Normal Approximation to the Binomial

Prerequisites
Binomial Distribution, History of the Normal Distribution, Areas of Normal Distributions

Assume you have a fair coin and wish to know the probability that you would get 8 heads out of 10 flips. The binomial distribution has a mean of μ = Nπ = (10)(0.5) = 5 and a variance of σ2 = Nπ(1-π)= (10)(0.5)(0.5) = 2.5. The standard deviation is therefore 1.5811. A total of 8 heads is (8 - 5)/1.5811 =1.8973 standard deviations above the mean of the distribution. The question then is, "What is the probability of getting a value exactly 1.8973 standard deviations above the mean?" You may be surprised to learn that the answer is 0: The probability of any one specific point is 0. The problem is that the binomial distribution is a discrete probability distribution whereas the normal distribution is a continuous distribution.

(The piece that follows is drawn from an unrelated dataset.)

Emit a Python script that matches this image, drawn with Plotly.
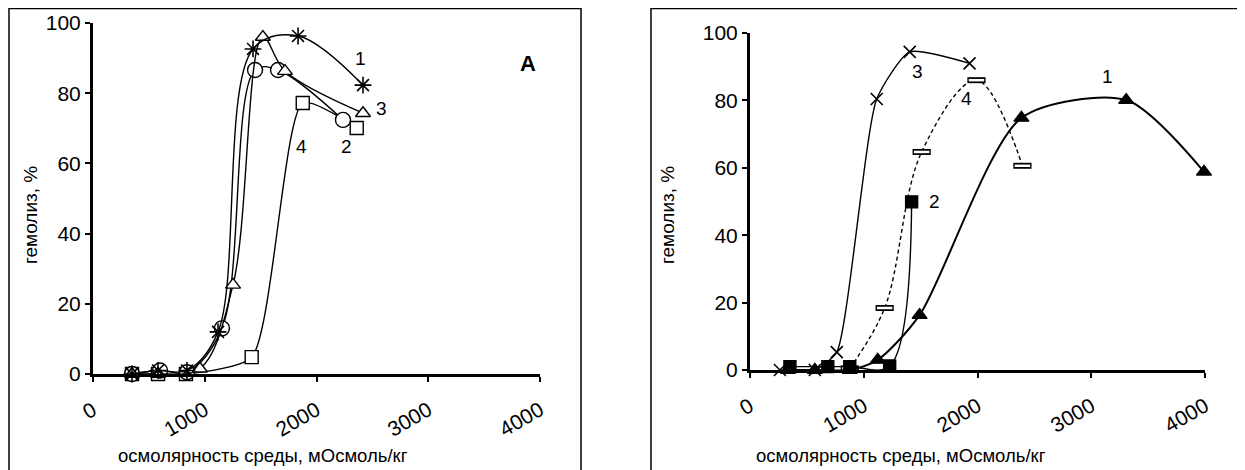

The solution is to round off and consider any value from 7.5 to 8.5 to represent an outcome of 8 heads. Using this approach, we figure out the area under a normal curve from 7.5 to 8.5. The area in green in Figure 1 is an approximation of the probability of obtaining 8 heads.

Figure 1. Approximating the probability of 8 heads with the normal distribution.

The solution is therefore to compute this area. First we compute the area below 8.5 and then subtract the area below 7.5.

The differences between the areas is 0.044 which is the approximation of the binomial probability. For these parameters, the approximation is very accurate. The demonstration in the next section allows you to explore its accuracy with different parameters.

You could find the solution using a table of the standard normal distribution (a Z table) as follows:

    1. Find a Z score for 7.5 using the formula Z = (7.5 - 5)/1.5811 = 1.58.
    2. Find the area below a Z of 1.58 = 0.943.
    3. Find a Z score for 8.5 using the formula Z = (8.5 - 5)/1.5811 = 2.21.
    4. Find the area below a Z of 2.21 = 0.987.
    5. Subtract the value in step 2 from the value in step 4 to get 0.044.

The same logic applies when calculating the probability of a range of outcomes. For example, to calculate the probability of 8 to 10 flips, calculate the area from 7.5 to 10.5.